Automation in intralogistics has advanced rapidly. More and more companies are turning to driverless transport systems and autonomous mobile robots to make processes more flexible, faster, and more cost-effective. But while fleet management, navigation, and software interfaces have long been part of strategic planning, one aspect is surprisingly often left to chance: the power supply.
“The fragmentation of the charging infrastructure is a relic from a time when FTS projects were viewed as isolated islands. Today, as companies seek to network and scale their fleets, this approach has become a bottleneck.”
Anyone walking through an automobile factory or a large distribution center today will often find an ad-hoc structure: here, an AGV project for supplying the assembly line; there, one for incoming goods; and a third for order picking. Each of these projects was planned, put out to bid, and implemented individually—often by different manufacturers. The result: Each AGV provider brought its own charging technology, determined the locations of charging points on its own, and registered its own rated connection capacities with the utility provider. What began as a pragmatic solution has now become a cost driver. In the worst-case scenario, five different AGV projects mean five separate charging infrastructures with five times the installation costs. Matthieu Ebert, Director of Product at Wiferion, describes this as an outdated relic.
Other industries are leading the way
Interestingly, neighboring industries have already solved this problem. In the field of electric mobility, it was clear from the start: An electric car must be able to charge at any charging station, not just manufacturer-specific ones. Harmonizing the charging infrastructure was not an option, but a prerequisite for market success. Even the forklift industry established a standardized manual charging connector early on with the Rema plug.
Only the AGV industry is clinging to the lock-in effect—for now. Because the pressure is mounting. The VDA 5050 initiative shows where things are headed: operators no longer want to be forced to use five manufacturers with five fleet managers for five processes. The harmonization of core value creation—vehicle control and fleet management—is in full swing. The next logical step is the power supply.
The Underestimated Savings Potential: Rated Power and Floor Space
Operators who take control of their own charging infrastructure can reap significant economic benefits. The most important one: reducing the rated power of the grid connection. In the traditional “island” approach, each FTS project registers its own rated power, which is designed for the theoretical maximum scenario where all vehicles are charging simultaneously at full power.
Ownership is transferred to the operator
The key question is: Who actually determines where charging points are located and which technology is used? Historically, this decision rested with the AGV manufacturer. But that is currently changing fundamentally. The operator has long held indirect responsibility for the charging points. This is because the operator defines the transfer stations, the stopping points, and the process workflows. This automatically determines the pool of possible charging locations. With in-process charging—charging during process stops that occur anyway—this connection becomes particularly clear. In large greenfield projects, operators today take a more holistic approach. If a centralized fleet manager is already in use, why shouldn’t the charging infrastructure also be planned uniformly? Instead of procuring four proprietary charging systems from four AGV manufacturers, a harmonized infrastructure can supply all vehicles. With the Praxis
“We’re seeing that more and more large projects are already being put out to bid with the requirement to use a specific charging technology,” reports Ebert. “The decision is no longer made by the AGV manufacturer—it comes from the end customer.”

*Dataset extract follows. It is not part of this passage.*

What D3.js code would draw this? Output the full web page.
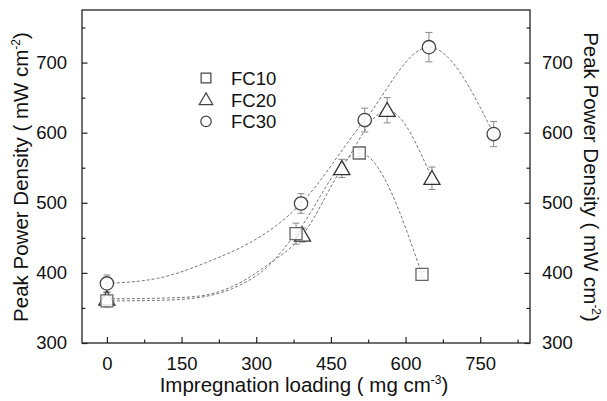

Why Wireless Charging Is the Logical Solution
In theory, a standardized connector could also be the solution to one of the most pressing problems in mobile robotics. In practice, however, this is not feasible due to physical constraints: Different vehicle heights, designs, and docking positions make a universal mechanical connection nearly impossible.
Contactless inductive charging, on the other hand, offers precisely the flexibility required by a multi-manufacturer infrastructure. The positioning tolerances are high enough to accommodate various vehicle types. There are no mechanical wear parts, no contact issues, and no maintenance requirements. Wiferion will demonstrate how such a scalable energy architecture can be implemented in practice at LogiMAT. There, the company will present new solutions that take this development into account—and help operators realize the described cost-saving potential in concrete terms.
Conclusion: Charging Infrastructure as a Strategic Priority
The days when the power supply for AGV fleets was treated as a mere technical detail are over. Anyone investing in automation today should treat the charging infrastructure as an architectural consideration from the very beginning, rather than as an afterthought to the purchase of robots. Operators who embrace this paradigm shift reap multiple benefits: They reduce costs associated with grid connection, installation, and space requirements. They gain flexibility in choosing their AGV manufacturers. And they create an infrastructure that grows with their needs—from the first pilot installation to a fully automated factory.
“The question is no longer whether harmonization is coming,” summarizes Matthieu Ebert. “The question is how quickly it will happen, which AGV operators will see it as an opportunity, and which AGV manufacturers will view the interoperability requirement as an opportunity rather than a threat.”